Of course the choice was to just jump on and go!  We believed you could ask for help with the saddling, but you had to fork your own broncs….unless there was a chance for us to ride one (Proof read people, always make a point to proof read, this should say ride one for the young ladies or maybe better said would be ride one of the young ladies colts...cause that really sounded bad!) of the young ladies, or inexperienced riders, bucking colts.  There was a circle of about 5 of us that were made of rubber and dumb enough to try and ride everything that bucked even a little bit.  Anytime a colt started bucking, we raced to that particular round pen and hoped whoever got bucked off wasn’t hurt, just scared enough that they would not get back on.  Then it was katy bar the door!  The race was on to see who could get unsaddled first, cause that meant you got to ride something broncy!  Heaven forbid you get bucked off that particular colt, because the shame and ridicule you received was pretty harsh!

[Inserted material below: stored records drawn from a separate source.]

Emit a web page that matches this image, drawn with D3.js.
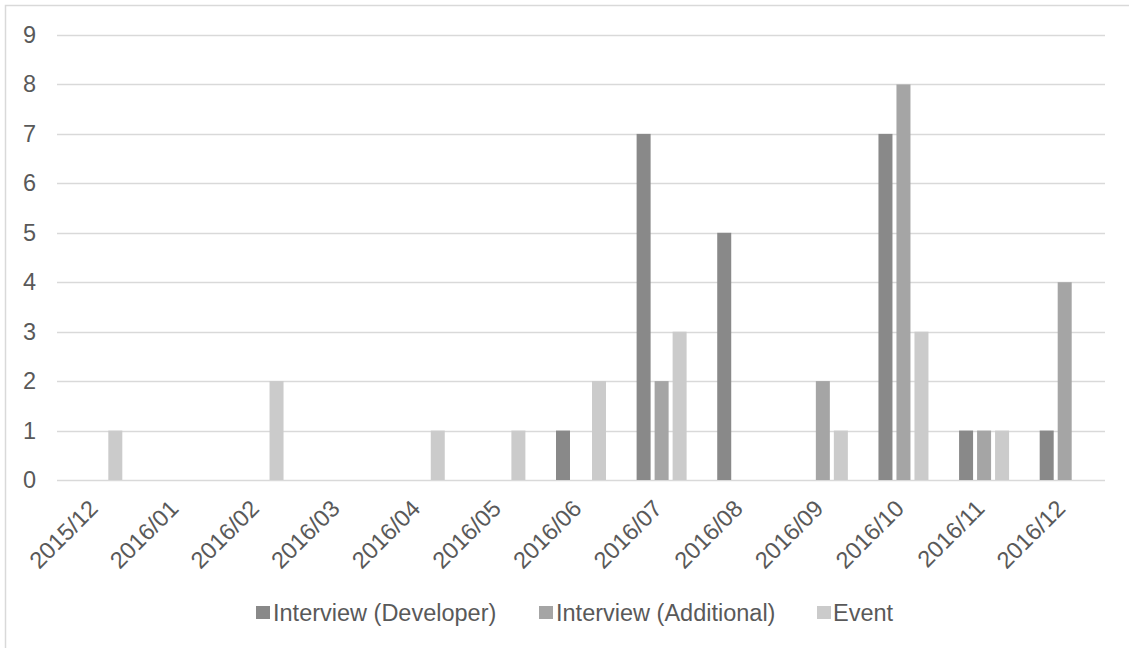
<!DOCTYPE html>
<html>
<head>
<meta charset="utf-8">
<script src="https://cdn.jsdelivr.net/npm/d3@7"></script>
<style>
  html, body { margin: 0; padding: 0; background: #fff; }
  svg { display: block; font-family: "Liberation Sans", Arial, sans-serif; }
</style>
</head>
<body>
<svg id="chart" width="1129" height="648"></svg>
<script>
// Monthly activity counts
const months = ["2015/12", "2016/01", "2016/02", "2016/03", "2016/04", "2016/05", "2016/06",
                "2016/07", "2016/08", "2016/09", "2016/10", "2016/11", "2016/12"];
const seriesNames = ["Interview (Developer)", "Interview (Additional)", "Event"];
const developer  = [0, 0, 0, 0, 0, 0, 1, 7, 5, 0, 7, 1, 1];
const additional = [0, 0, 0, 0, 0, 0, 0, 2, 0, 2, 8, 1, 4];
const events     = [1, 0, 2, 0, 1, 1, 2, 3, 0, 1, 3, 1, 0];
const yTicks = [0, 1, 2, 3, 4, 5, 6, 7, 8, 9];

const seriesValues = [developer, additional, events];
const colors = ["#898989", "#a5a5a5", "#cbcbcb"];

const svg = d3.select("#chart");
const W = 1129, H = 648;
const plot = { left: 57, right: 1105, top: 35, bottom: 480 };
const fontSize = 23.5;
const textColor = "#595959";

// Chart area border
svg.append("rect")
  .attr("x", 5.5).attr("y", 5.5)
  .attr("width", W + 10).attr("height", H + 10)
  .attr("fill", "#fff").attr("stroke", "#d9d9d9").attr("stroke-width", 1.5);

const x = d3.scaleBand().domain(months).range([plot.left, plot.right]).padding(0);
const y = d3.scaleLinear().domain([0, 9]).range([plot.bottom, plot.top]);

const barW = 14, barGap = 4;
const groupW = barW * 3 + barGap * 2;
const inner = d3.scaleBand().domain(seriesNames)
  .range([0, groupW]).paddingInner(barGap / (barW + barGap)).paddingOuter(0);

// Gridlines
svg.append("g")
  .selectAll("line").data(yTicks).join("line")
  .attr("x1", plot.left).attr("x2", plot.right)
  .attr("y1", d => Math.round(y(d)) + 0.5).attr("y2", d => Math.round(y(d)) + 0.5)
  .attr("stroke", "#d9d9d9").attr("stroke-width", 1.5);

// Y axis labels
const yAxis = d3.axisLeft(y).tickValues(yTicks).tickSize(0).tickPadding(0);
const gy = svg.append("g").attr("transform", `translate(${plot.left - 21},0)`).call(yAxis);
gy.select(".domain").remove();
gy.selectAll("text")
  .attr("font-size", fontSize).attr("fill", textColor)
  .attr("font-family", "Liberation Sans, Arial, sans-serif");

// Bars
const rows = months.map((m, i) => ({ month: m, values: seriesValues.map(s => s[i]) }));
const groups = svg.append("g").selectAll("g").data(rows).join("g")
  .attr("transform", d => `translate(${x(d.month) + (x.bandwidth() - groupW) / 2},0)`);
groups.selectAll("rect")
  .data(d => d.values.map((v, k) => ({ name: seriesNames[k], value: v, k })))
  .join("rect")
  .filter(d => d.value > 0)
  .attr("x", d => inner(d.name))
  .attr("width", inner.bandwidth())
  .attr("y", d => y(d.value))
  .attr("height", d => y(0) - y(d.value))
  .attr("fill", d => colors[d.k]);

// X axis labels (rotated)
const xAxis = d3.axisBottom(x).tickSize(0).tickPadding(0);
const gx = svg.append("g").attr("transform", `translate(0,${plot.bottom})`).call(xAxis);
gx.select(".domain").remove();
gx.selectAll("text")
  .attr("font-size", fontSize).attr("fill", textColor)
  .attr("font-family", "Liberation Sans, Arial, sans-serif")
  .attr("text-anchor", "end")
  .attr("dy", "0")
  .attr("transform", "translate(2,30) rotate(-45)");

// Legend
const legendItems = seriesNames.map((n, k) => ({ name: n, color: colors[k] }));
const legendSwatchX = [256, 539, 817];
const legendTextX = [273, 556, 833];
const lg = svg.append("g").selectAll("g").data(legendItems).join("g");
lg.append("rect")
  .attr("x", (d, i) => legendSwatchX[i]).attr("y", 606)
  .attr("width", 14).attr("height", 13)
  .attr("fill", d => d.color);
lg.append("text")
  .attr("x", (d, i) => legendTextX[i]).attr("y", 621)
  .attr("font-size", fontSize).attr("fill", textColor)
  .text(d => d.name);
</script>
</body>
</html>
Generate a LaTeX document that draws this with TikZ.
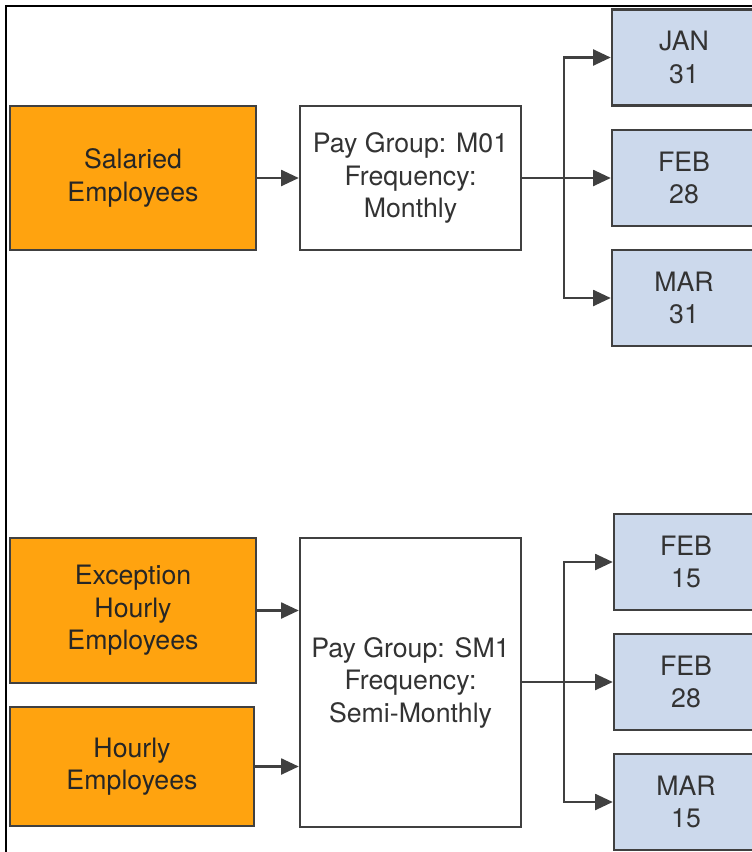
\documentclass[tikz,border=0pt]{standalone}
\usepackage{fontspec}
\setmainfont{TeX Gyre Heros}
\usepackage{xcolor}
\usetikzlibrary{arrows.meta,positioning,calc}

\definecolor{empfill}{RGB}{255,163,15}
\definecolor{calfill}{RGB}{204,217,236}
\definecolor{edgegray}{RGB}{64,64,64}
\definecolor{textgray}{RGB}{51,51,51}

\begin{document}
\begin{tikzpicture}[
  x=0.02cm, y=-0.02cm,
  every node/.style={font=\fontsize{15.2}{18.5}\selectfont},
  empbox/.style={rectangle, draw=edgegray, line width=1.4pt, fill=empfill,
    align=center, text=black!85},
  groupbox/.style={rectangle, draw=edgegray, line width=1.4pt, fill=white,
    minimum width=4.42cm, align=center, text=textgray},
  calbox/.style={rectangle, draw=edgegray, line width=1.4pt, fill=calfill,
    minimum width=2.88cm, minimum height=1.92cm, align=center, text=textgray},
  arr/.style={-{Triangle[length=10pt,width=9pt]}, line width=1.4pt, draw=edgegray},
]
\useasboundingbox (0,0) rectangle (751,852);

% Frame
\draw[line width=0.9pt] (6,900) -- (6,6) -- (800,6);

% Monthly pay group
\node[empbox, minimum width=4.92cm, minimum height=2.88cm] (sal) at (133,178)
  {Salaried\\ Employees};
\node[groupbox, minimum height=2.88cm] (m01) at (410.5,178)
  {Pay Group: M01\\ Frequency:\\ Monthly};

\node[calbox] (jan) at (684,57.5) {JAN\\ 31};
\node[calbox] (feb) at (684,178) {FEB\\ 28};
\node[calbox] (mar) at (684,298) {MAR\\ 31};

% Semi-monthly pay group
\node[empbox, minimum width=4.92cm, minimum height=2.9cm] (exc) at (133,610.5)
  {Exception\\ Hourly\\ Employees};
\node[empbox, minimum width=4.88cm, minimum height=2.38cm] (hrly) at (132,766.5)
  {Hourly\\ Employees};
\node[groupbox, minimum height=5.78cm] (sm1) at (410.5,682.5)
  {Pay Group: SM1\\ Frequency:\\ Semi-Monthly};

\node[calbox] (feb15) at (686,562) {FEB\\ 15};
\node[calbox] (feb28) at (686,682) {FEB\\ 28};
\node[calbox] (mar15) at (686,802) {MAR\\ 15};

% Arrows
\draw[arr] (sal) -- (m01);
\coordinate (split1) at (564,178);
\draw[arr] (m01.east) -- (feb.west);
\draw[arr] (split1) |- (jan.west);
\draw[arr] (split1) |- (mar.west);

\draw[arr] (exc.east) -- (exc.east -| sm1.west);
\draw[arr] (hrly.east) -- (hrly.east -| sm1.west);
\coordinate (split2) at (564,682);
\draw[arr] (sm1.east |- feb28.west) -- (feb28.west);
\draw[arr] (split2) |- (feb15.west);
\draw[arr] (split2) |- (mar15.west);

\end{tikzpicture}
\end{document}
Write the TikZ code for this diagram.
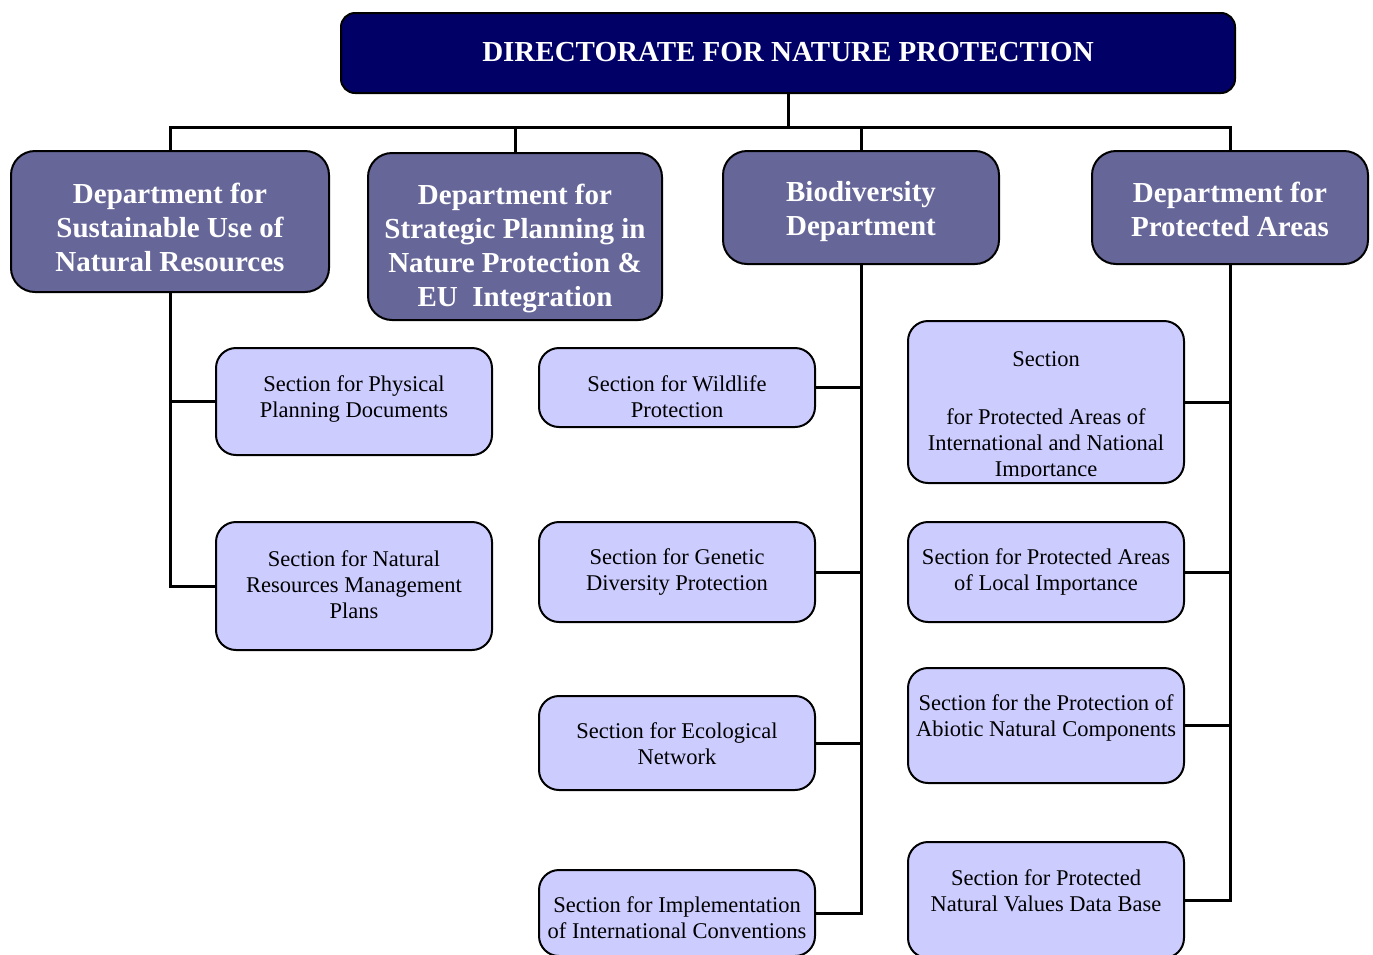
\documentclass[tikz,border=0pt]{standalone}
\usepackage{fontspec}
\setmainfont{Liberation Serif}
\definecolor{navy}{RGB}{0,0,102}
\definecolor{deptfill}{RGB}{102,102,153}
\definecolor{secfill}{RGB}{204,204,255}
\begin{document}
\begin{tikzpicture}[x=1pt,y=-1pt,
  topbox/.style={draw=black, line width=2pt, fill=navy, rounded corners=14pt, inner sep=0pt},
  deptbox/.style={draw=black, line width=2pt, fill=deptfill, rounded corners=24pt, inner sep=0pt},
  secbox/.style={draw=black, line width=2pt, fill=secfill, rounded corners=20pt, inner sep=0pt},
  titletext/.style={text=white, inner sep=0pt, font=\fontsize{29}{34}\selectfont\bfseries},
  depttext/.style={text=white, align=center, inner sep=0pt, font=\fontsize{29}{34}\selectfont\bfseries},
  sectext/.style={align=center, inner sep=0pt, font=\fontsize{22.5}{26}\selectfont},
  link/.style={line width=3pt, draw=black}]
\useasboundingbox (0,0) rectangle (1373,954);
\fill[white] (0,0) rectangle (1373,954);

% top box
\node[topbox, minimum width=894pt, minimum height=80pt] (top) at (788,53) {};
\node[titletext] (toptxt) at (788,52) {DIRECTORATE FOR NATURE PROTECTION};

% departments
\node[deptbox, minimum width=318pt, minimum height=141pt] (d1) at (170,221.5) {};
\node[depttext] (d1t) at (170,227) {Department for\\Sustainable Use of\\Natural Resources};
\node[deptbox, minimum width=294pt, minimum height=167pt] (d2) at (515,236.5) {};
\node[depttext] (d2t) at (515,248) {Department for\\Strategic Planning in\\Nature Protection \&\\EU\ \ Integration};
\node[deptbox, minimum width=276pt, minimum height=113pt] (d3) at (861,207.5) {};
\node[depttext] (d3t) at (861,212) {Biodiversity\\Department};
\node[deptbox, minimum width=276pt, minimum height=113pt] (d4) at (1230,207.5) {};
\node[depttext] (d4t) at (1230,209) {Department for\\Protected Areas};

% left sections
\node[secbox, minimum width=276pt, minimum height=107pt] (s11) at (354,401.5) {};
\node[sectext] (s11t) at (354,399) {Section for Physical\\Planning Documents};
\node[secbox, minimum width=276pt, minimum height=128pt] (s12) at (354,586) {};
\node[sectext] (s12t) at (354,585) {Section for Natural\\Resources Management\\Plans};

% middle sections
\node[secbox, minimum width=276pt, minimum height=79pt] (m1) at (677,387.5) {};
\node[sectext] (m1t) at (677,397) {Section for Wildlife\\Protection};
\node[secbox, minimum width=276pt, minimum height=100pt] (m2) at (677,572) {};
\node[sectext] (m2t) at (677,572) {Section for Genetic\\Diversity Protection};
\node[secbox, minimum width=276pt, minimum height=94pt] (m3) at (677,743) {};
\node[sectext] (m3t) at (677,744) {Section for Ecological\\Network};
\node[secbox, minimum width=276pt, minimum height=86pt] (m4) at (677,913) {};
\node[sectext] (m4t) at (677,918) {Section for Implementation\\of International Conventions};

% right sections
\node[secbox, minimum width=276pt, minimum height=162pt] (r1) at (1046,402) {};
\begin{scope}
  \clip (r1.north west) rectangle ([yshift=8pt]r1.south east);
  \node[sectext] (r1t) at (1046,416) {Section\\[32pt]for Protected Areas of\\International and National\\Importance};
\end{scope}
\node[secbox, minimum width=276pt, minimum height=100pt] (r2) at (1046,572) {};
\node[sectext] (r2t) at (1046,572) {Section for Protected Areas\\of Local Importance};
\node[secbox, minimum width=276pt, minimum height=115pt] (r3) at (1046,725.5) {};
\node[sectext] (r3t) at (1046,718) {Section for the Protection of\\Abiotic Natural Components};
\node[secbox, minimum width=276pt, minimum height=116pt] (r4) at (1046,900) {};
\node[sectext] (r4t) at (1046,891) {Section for Protected\\Natural Values Data Base};

% connectors
\coordinate (bus) at (788,127);
\draw[link] (top.south) -- (top.south |- bus);
\draw[link] (d1.north) -- (d1.north |- bus) -- (d4.north |- bus) -- (d4.north);
\draw[link] (d2.north) -- (d2.north |- bus);
\draw[link] (d3.north) -- (d3.north |- bus);

\draw[link] (d1.south) -- (d1.south |- s12.west) -- (s12.west);
\draw[link] (d1.south |- s11.west) -- (s11.west);

\draw[link] (d3.south) -- (d3.south |- m4.east) -- (m4.east);
\draw[link] (d3.south |- m1.east) -- (m1.east);
\draw[link] (d3.south |- m2.east) -- (m2.east);
\draw[link] (d3.south |- m3.east) -- (m3.east);

\draw[link] (d4.south) -- (d4.south |- r4.east) -- (r4.east);
\draw[link] (d4.south |- r1.east) -- (r1.east);
\draw[link] (d4.south |- r2.east) -- (r2.east);
\draw[link] (d4.south |- r3.east) -- (r3.east);
\end{tikzpicture}
\end{document}
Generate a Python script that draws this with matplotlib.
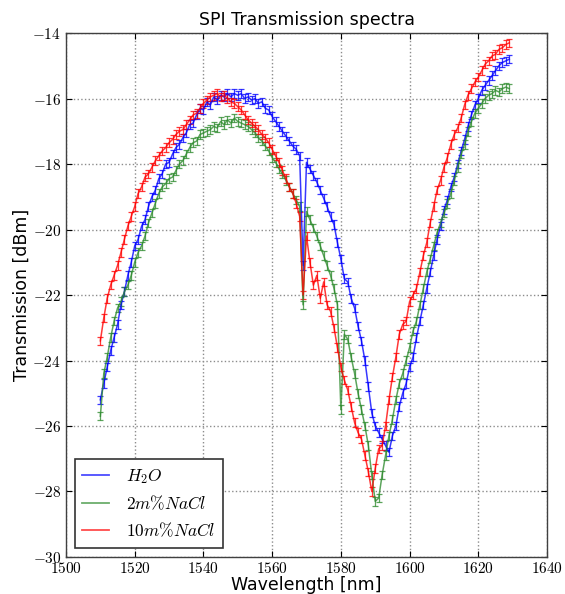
import numpy as np
import matplotlib
matplotlib.use("Agg")
import matplotlib.pyplot as plt
from matplotlib.ticker import FuncFormatter
from matplotlib.lines import Line2D

wavelength = np.arange(1510, 1630)

h2o = [-25.2, -24.7, -24.2, -23.7, -23.3, -22.9, -22.3, -21.9, -21.4, -21.0,
       -20.5, -20.3, -19.9, -19.7, -19.3, -19.0, -18.8, -18.45, -18.3, -18.0,
       -17.95, -17.7, -17.5, -17.4, -17.2, -17.05, -16.8, -16.75, -16.5, -16.3,
       -16.35, -16.1, -16.2, -15.95, -16.05, -15.9, -15.95, -15.85, -15.95, -15.85,
       -15.9, -15.85, -16.0, -15.95, -16.05, -16.0, -16.15, -16.1, -16.3, -16.35,
       -16.55, -16.7, -16.85, -17.0, -17.15, -17.3, -17.45, -17.55, -17.75, -21.1,
       -17.95, -18.15, -18.35, -18.55, -18.8, -19.05, -19.3, -19.6, -19.85, -20.4,
       -20.9, -21.5, -21.6, -22.1, -22.4, -22.95, -23.4, -24.0, -24.8, -25.6,
       -26.0, -26.2, -26.4, -26.6, -26.8, -26.3, -26.0, -25.4, -25.0, -24.7,
       -24.2, -23.9, -23.3, -22.8, -22.3, -21.8, -21.3, -20.8, -20.3, -19.9,
       -19.4, -19.1, -18.7, -18.4, -18.0, -17.6, -17.25, -16.85, -16.5, -16.2,
       -16.0, -15.75, -15.6, -15.45, -15.3, -15.15, -15.0, -14.9, -14.85, -14.8]

nacl2 = [-25.7, -24.4, -23.9, -23.3, -22.8, -22.4, -22.2, -21.9, -21.7, -21.4,
         -21.0, -20.7, -20.5, -20.2, -19.8, -19.5, -19.2, -18.9, -18.7, -18.6,
         -18.45, -18.4, -18.2, -18.0, -17.9, -17.7, -17.5, -17.35, -17.3, -17.1,
         -17.05, -17.0, -16.95, -16.85, -16.9, -16.7, -16.8, -16.65, -16.75, -16.6,
         -16.7, -16.75, -16.8, -16.85, -16.95, -17.05, -17.2, -17.3, -17.45, -17.6,
         -17.8, -17.95, -18.15, -18.3, -18.5, -18.7, -18.9, -19.1, -19.3, -22.3,
         -19.45, -19.7, -19.95, -20.2, -20.5, -20.8, -21.1, -21.4, -21.8, -22.3,
         -25.5, -23.2, -23.35, -23.9, -24.4, -25.0, -25.5, -26.0, -26.6, -27.5,
         -28.3, -28.2, -27.5, -26.9, -26.3, -25.8, -25.2, -24.7, -24.4, -24.0,
         -23.6, -23.1, -22.8, -22.3, -21.8, -21.3, -20.9, -20.5, -20.1, -19.8,
         -19.5, -19.2, -18.9, -18.5, -18.1, -17.7, -17.4, -17.0, -16.7, -16.45,
         -16.3, -16.15, -16.0, -15.9, -15.85, -15.75, -15.8, -15.7, -15.65, -15.7]

nacl10 = [-23.4, -22.7, -22.1, -21.7, -21.4, -21.1, -20.7, -20.3, -19.9, -19.6,
          -19.3, -18.9, -18.7, -18.4, -18.3, -18.1, -17.9, -17.75, -17.6, -17.5,
          -17.35, -17.25, -17.1, -17.0, -16.95, -16.8, -16.65, -16.5, -16.45, -16.3,
          -16.15, -16.05, -15.95, -15.9, -15.85, -15.95, -15.9, -16.0, -16.1, -16.15,
          -16.25, -16.35, -16.5, -16.65, -16.75, -16.85, -16.95, -17.1, -17.2, -17.35,
          -17.55, -17.75, -17.95, -18.2, -18.45, -18.7, -18.9, -19.2, -19.6, -22.0,
          -20.2, -21.0, -21.7, -21.4, -22.1, -21.6, -22.3, -22.5, -23.0, -23.6,
          -24.2, -24.6, -24.9, -25.4, -25.9, -26.2, -26.4, -26.9, -27.4, -28.0,
          -27.3, -26.7, -26.6, -26.0, -25.2, -24.5, -23.9, -23.2, -22.9, -22.8,
          -22.2, -22.0, -21.8, -21.3, -20.8, -20.4, -19.8, -19.3, -18.8, -18.5,
          -18.1, -17.8, -17.4, -17.1, -16.9, -16.6, -16.2, -15.9, -15.7, -15.5,
          -15.35, -15.15, -14.95, -14.85, -14.7, -14.65, -14.5, -14.45, -14.35, -14.3]

series_labels = [r"$H_2O$", r"$2m\%NaCl$", r"$10m\%NaCl$"]
series_colors = ["#0000ff", "#2e8b2e", "#ff0000"]
ERR = 0.13

plt.rcParams["mathtext.fontset"] = "cm"
plt.rcParams["font.family"] = ["DejaVu Sans"]

fig = plt.figure(figsize=(5.65, 5.94), dpi=100)
ax = fig.add_axes([0.1168, 0.0623, 0.8514, 0.8821])

handles = []
for vals, lab, col in zip([h2o, nacl2, nacl10], series_labels, series_colors):
    ax.errorbar(wavelength, vals, yerr=ERR, color=col, lw=1.1, elinewidth=0.9,
                capsize=2.2, capthick=0.9, alpha=0.78)
    handles.append(Line2D([], [], color=col, lw=1.3, alpha=0.7, label=lab))

ax.set_xlim(1500, 1640)
ax.set_ylim(-30, -14)
ax.set_xticks(np.arange(1500, 1641, 20))
ax.set_yticks(np.arange(-30, -13, 2))
fmt = FuncFormatter(lambda v, p: r"$%d$" % v)
ax.xaxis.set_major_formatter(fmt)
ax.yaxis.set_major_formatter(fmt)
ax.tick_params(direction="in", top=True, right=True, labelsize=11, length=4, width=0.8)
ax.tick_params(axis="x", pad=3)
ax.grid(True, linestyle=":", color="0.55", lw=1.0)
for s in ax.spines.values():
    s.set_linewidth(1.0)
    s.set_color("0.25")

ax.set_title("SPI Transmission spectra", fontsize=12.5)
ax.set_xlabel("Wavelength [nm]", fontsize=12.5, labelpad=0)
ax.set_ylabel("Transmission [dBm]", fontsize=12.5, labelpad=1)

leg = ax.legend(handles=handles, loc="lower left", fontsize=12.5, fancybox=False,
                framealpha=1, edgecolor="0.2", borderaxespad=0.5,
                handlelength=1.5, handletextpad=1.0, borderpad=0.45,
                labelspacing=0.5)
leg.get_frame().set_linewidth(1.2)

fig.savefig("out.png", dpi=100)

Back to the yellar mare!  Next day we lined the round pen hoping that Guy would get bucked off….that’s right I finally said it!  None of us would say it then, but that was what we were hoping for!  It would have insured that time honored tradition of heckling the rider and his/her skills; it also would have led to offers to ride the colt from us, but most of us would have had to have been drug around by the horse before we would let that happen!  But, alas!  Yellar Mare got that watermelon under the saddle for about 2 minutes and then just never missed another beat!

Fast forward about a month.  We had a plowed trail we used to ride on when we had some control (in some cases, just because we were a little stupid) and Guy is loping this mare in some circles in a wide area.  She was loping along just as nice as you please like she’d done it all her life!  As the lab ended, we were all headed to the barn and someone asked, “where’s Guy?”   A couple of us headed back to where we saw him last, and there he was….loping those pretty as you please circles!   So the question begged to be asked was “why are you still loping circles?”  Guy looks up and shows us that he is holding the bit in that mare’s mouth and the headstall is hanging down by her chin.  He says, “I can’t stop or change her direction!”  Of course this was funny!  So we watched for a while, finally one of the instructors rode up and loped beside the mare until Yellar hooked onto his horse and they were able to walk her to a stop. 

Yellar turned out pretty anticlimactic as compared to her start, which leads to this thought:

We fight and pitch against what God is offering us, and sometimes even after we have accepted the gift of Christ….we are like that Yellar Mare….we let the world/church hold that snaffle bit in our mouths and won’t let ourselves be stopped or have our direction change because we are comfortable with our present situation….just loping those pretty as you please, go nowhere circles! 

We need to step out, allow Christ to hold those reins and guide us to where he wants us to go!

But you are a chosen people, a royal priesthood, a holy nation, God’s special possession, that you may declare the praises of him who called you out of darkness into his wonderful light.  Once you were not a people, but now you are the people of God; once you had not received mercy, but now you have received mercy.